- Supreme Court of the United States

Decided May 20, 2013
- Full case name: Metrish v. Lancaster
- Citations: 569 U.S. 351 (more)

Holding
- The Michigan Court of Appeals' rejection of a due-process habeas claim was not an unreasonable application of the Supreme Court's criminal retroactivity case law.

Court membership
- Chief Justice John Roberts Associate Justices Antonin Scalia · Anthony Kennedy Clarence Thomas · Ruth Bader Ginsburg Stephen Breyer · Samuel Alito Sonia Sotomayor · Elena Kagan

Case opinion
- Majority: Ginsburg, joined by unanimous

= Metrish v. Lancaster =

Metrish v. Lancaster, , was a United States Supreme Court case in which the court held that the Michigan Court of Appeals' rejection of a due-process habeas claim was not an unreasonable application of the Supreme Court's criminal retroactivity case law. The Supreme Court analyzed the case under Bouie v. City of Columbia and Rogers v. Tennessee.

==Background==

On April 23, 1993, Burt Lancaster (no relation), a former police officer with a long history of severe mental-health problems, shot and killed his girlfriend. At his 1994 jury trial in Michigan state court, Lancaster asserted a defense of diminished capacity. Under then-prevailing Michigan Court of Appeals precedent, the diminished-capacity defense permitted a legally sane defendant to present evidence of mental illness to negate the specific intent required to commit a particular crime. Apparently unpersuaded by Lancaster's defense, the jury convicted him of first-degree murder and a related firearm offense. Lancaster, however, later obtained federal habeas relief from these convictions.

By the time of Lancaster's retrial, the Michigan Supreme Court had rejected the diminished-capacity defense in its 2001 decision in People v. Carpenter. Although the murder with which Lancaster was charged occurred several years before Carpenter was decided, the judge at his second trial applied Carpenter and therefore disallowed renewal of his diminished-capacity defense. Lancaster was again convicted. Affirming, the Michigan Court of Appeals rejected Lancaster's argument that the trial court's retroactive application of Carpenter violated due process.

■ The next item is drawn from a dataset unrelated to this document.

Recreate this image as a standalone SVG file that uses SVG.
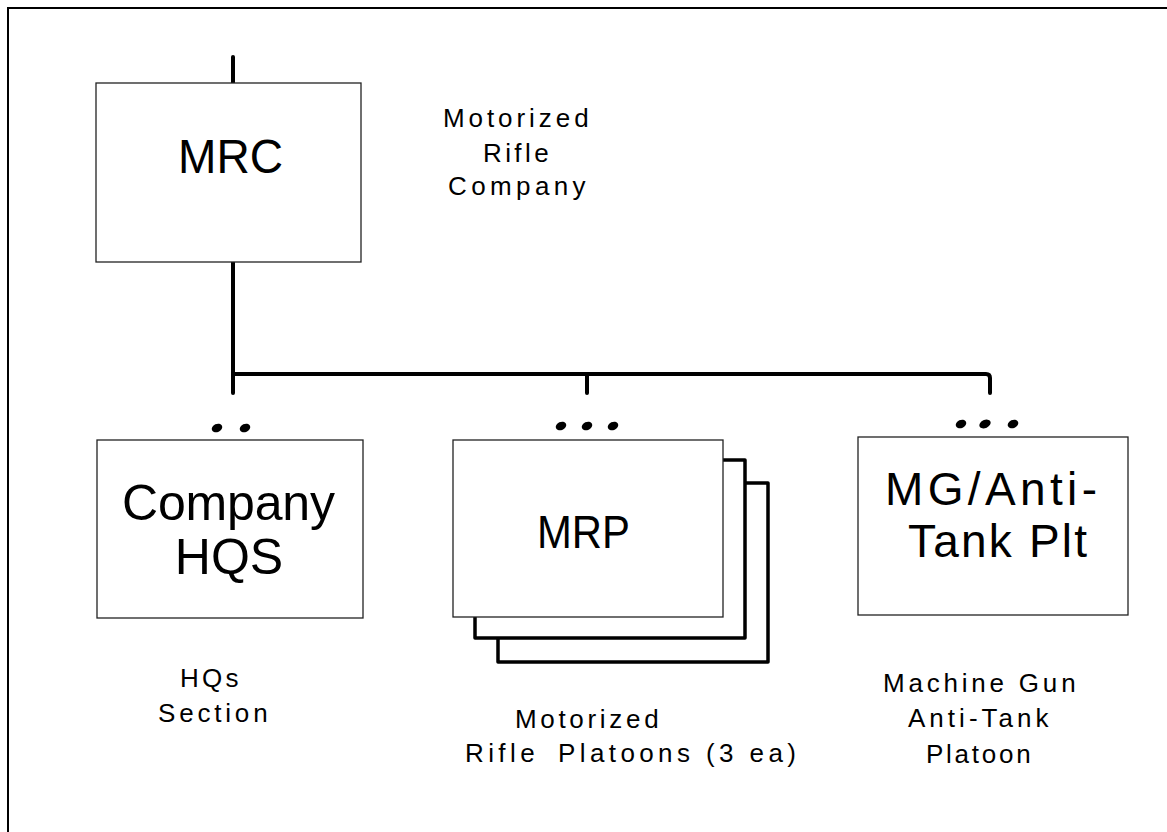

Lancaster reasserted his due process claim in a federal habeas petition. The district court denied the petition, but the Sixth Circuit Court of Appeals reversed. Concluding that the Michigan Supreme Court's 2001 rejection of the diminished-capacity defense was unforeseeable in April 1993, when Lancaster killed his girlfriend, the Sixth Circuit held that the Michigan Court of Appeals had unreasonably applied clearly established federal law by rejecting Lancaster's due process claim.